STIM1 Enhances SR Ca2+ Content through Inhibiting Phospholamban in Rat Ventricular Myocytes

Abstract

In ventricular myocytes, the physiological function of stromal interaction molecule 1 (STIM1), an ER/SR Ca2+ sensor, is unknown with respect to its cellular localization, its Ca2+-dependent mobilization, and its action on Ca2+ signaling regulation. This study is seeking to determine the function of STIM1 in Ca2+ signaling in adult ventricular myocytes. Using freshly isolated adult rat ventricular myocytes and those in short-term primary culture and confocal microscopy, we measured real-time Ca2+ signaling and tracked the cellular movement of STIM1 with m-cherry and immunofluorescence. We found that endogenous STIM1 was expressed at low but measureable levels along the Z-disk, in a pattern of puncta and linear segments consistent with the STIM1 localizing to the junctional sarcoplasmic reticulum (jSR).

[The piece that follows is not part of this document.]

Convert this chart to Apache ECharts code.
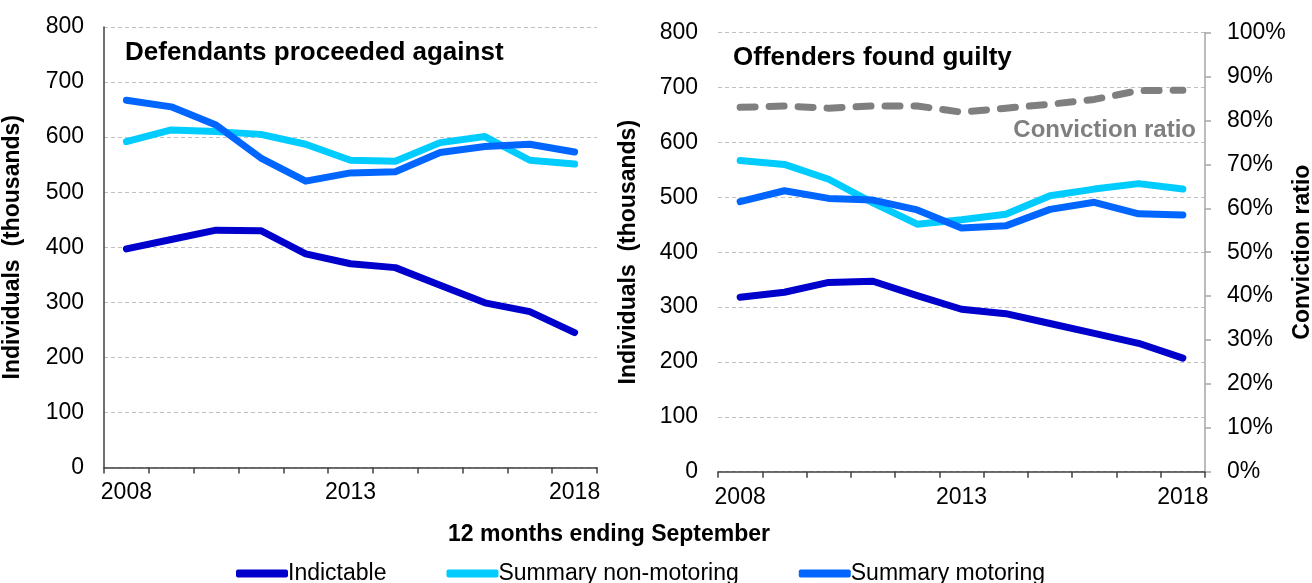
<!DOCTYPE html>
<html>
<head>
<meta charset="utf-8">
<script src="https://cdn.jsdelivr.net/npm/echarts@6/dist/echarts.min.js"></script>
<style>
  html, body { margin: 0; padding: 0; background: #fff; }
  #main { width: 1312px; height: 583px; }
</style>
</head>
<body>
<div id="main"></div>
<script>
  // years, 12 months ending September
  var years = ['2008','2009','2010','2011','2012','2013','2014','2015','2016','2017','2018'];

  // defendants proceeded against (thousands)
  var procIndictable = [397, 414, 431, 430, 388, 370, 363, 331, 299, 283, 245];
  var procNonMotoring = [592, 613, 610, 605, 587, 558, 556, 590, 601, 558, 551];
  var procMotoring = [667, 655, 622, 562, 520, 535, 537, 572, 583, 587, 573];

  // offenders found guilty (thousands)
  var guiltyIndictable = [318, 327, 345, 347, 321, 296, 288, 270, 252, 234, 207];
  var guiltyNonMotoring = [567, 560, 533, 490, 451, 459, 469, 503, 515, 525, 515];
  var guiltyMotoring = [492, 512, 498, 495, 477, 444, 448, 478, 491, 470, 468];

  // conviction ratio (%)
  var convictionRatio = [83.0, 83.3, 82.8, 83.3, 83.3, 81.9, 82.8, 83.7, 84.8, 86.8, 86.9];

  var colIndictable = '#0000CC';
  var colNonMotoring = '#00CCFF';
  var colMotoring = '#0066FF';
  var font = 'Liberation Sans, Arial, sans-serif';

  var myChart = echarts.init(document.getElementById('main'));

  function xAxisFor(idx) {
    return {
      type: 'category',
      gridIndex: idx,
      data: years,
      boundaryGap: true,
      axisLine: { lineStyle: { color: '#404040', width: 1.5 } },
      axisTick: { show: true, interval: 0, length: 6, lineStyle: { color: '#404040', width: 1.5 } },
      axisLabel: { interval: 4, color: '#000', fontSize: 23, fontFamily: font, margin: 14 },
      splitLine: { show: false }
    };
  }

  function leftYAxis(idx, showLine, gap) {
    return {
      type: 'value',
      gridIndex: idx,
      min: 0, max: 800, interval: 100,
      name: 'Individuals  (thousands)',
      nameLocation: 'middle',
      nameGap: gap,
      nameTextStyle: { color: '#000', fontSize: 23, fontWeight: 'bold', fontFamily: font },
      axisLine: { show: showLine, lineStyle: { color: '#404040', width: 1.5 } },
      axisTick: { show: false },
      axisLabel: { color: '#000', fontSize: 23, fontFamily: font, margin: 20 },
      splitLine: { lineStyle: { color: '#c0c0c0', type: [4, 3], width: 1 } }
    };
  }

  function line(name, data, color, xi, yi) {
    return {
      name: name,
      type: 'line',
      xAxisIndex: xi,
      yAxisIndex: yi,
      data: data,
      symbol: 'none',
      smooth: false,
      lineStyle: { color: color, width: 7, cap: 'round', join: 'round' },
      itemStyle: { color: color }
    };
  }

  var option = {
    animation: false,
    grid: [
      { left: 104, right: 715, top: 27, bottom: 115.5, outerBoundsMode: 'none' },
      { left: 718, right: 107, top: 32.7, bottom: 111.3, outerBoundsMode: 'none' }
    ],
    legend: {
      left: 231,
      top: 557,
      itemWidth: 52,
      itemHeight: 8,
      itemGap: 60,
      icon: 'roundRect',
      textStyle: { color: '#000', fontSize: 23, fontFamily: font, padding: [0, 0, 0, -5] },
      data: ['Indictable', 'Summary non-motoring', 'Summary motoring']
    },
    xAxis: [xAxisFor(0), xAxisFor(1)],
    yAxis: [
      leftYAxis(0, true, 80),
      leftYAxis(1, false, 78),
      {
        type: 'value',
        gridIndex: 1,
        position: 'right',
        min: 0, max: 100, interval: 10,
        name: 'Conviction ratio',
        nameLocation: 'middle',
        nameGap: 86,
        nameTextStyle: { color: '#000', fontSize: 23, fontWeight: 'bold', fontFamily: font },
        axisLine: { show: true, lineStyle: { color: '#a6a6a6', width: 1.5 } },
        axisTick: { show: true, inside: false, length: 6, lineStyle: { color: '#a6a6a6', width: 1.5 } },
        axisLabel: { color: '#000', fontSize: 23, fontFamily: font, margin: 22, formatter: '{value}%' },
        splitLine: { show: false }
      }
    ],
    graphic: [
      { type: 'text', left: 125, top: 40,
        style: { text: 'Defendants proceeded against', fill: '#000', font: 'bold 26px ' + font } },
      { type: 'text', left: 733, top: 45,
        style: { text: 'Offenders found guilty', fill: '#000', font: 'bold 26px ' + font } },
      { type: 'text', right: 116, top: 118,
        style: { text: 'Conviction ratio', fill: '#7f7f7f', font: 'bold 24px ' + font } },
      { type: 'text', left: 448, top: 523,
        style: { text: '12 months ending September', fill: '#000', font: 'bold 23px ' + font } }
    ],
    series: [
      line('Indictable', procIndictable, colIndictable, 0, 0),
      line('Summary non-motoring', procNonMotoring, colNonMotoring, 0, 0),
      line('Summary motoring', procMotoring, colMotoring, 0, 0),
      line('Indictable', guiltyIndictable, colIndictable, 1, 1),
      line('Summary non-motoring', guiltyNonMotoring, colNonMotoring, 1, 1),
      line('Summary motoring', guiltyMotoring, colMotoring, 1, 1),
      {
        name: 'Conviction ratio',
        type: 'line',
        xAxisIndex: 1,
        yAxisIndex: 2,
        data: convictionRatio,
        symbol: 'none',
        lineStyle: { color: '#7f7f7f', width: 7, type: [15, 14], cap: 'round', join: 'round' },
        itemStyle: { color: '#7f7f7f' }
      }
    ]
  };

  myChart.setOption(option);
</script>
</body>
</html>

Depleting SR Ca2+ using the SERCA inhibitor thapsigargin (2-10 µM) changed neither the STIM1 distribution pattern nor its mobilization rate, evaluated with fluorescence recovery after photobleaching (FRAP). Consistent with this result, native protein gel electrophoresis showed that STIM1 in heart exists mainly as a multimer, which is not altered by SR Ca2+ depletion. Additionally, we found no store-operated Ca2+ entry (SOCE) in control or STIM1 overexpressing ventricular myocytes. Nevertheless, STIM1 overexpression in these cells has a surprising phenotype with increased SR Ca2+ content and with increased SR Ca2+ leak. These changes in Ca2+ signaling in the SR appear to be due to STIM1-phospholamban (PLN) binding and thereby through indirect activation of SERCA2a. We therefore conclude that STIM1 contributes to the regulation of SERCA2a activity, the rate of SR Ca2+ leak and that these actions are independent of SOCE, a process that is absent in normal heart cells.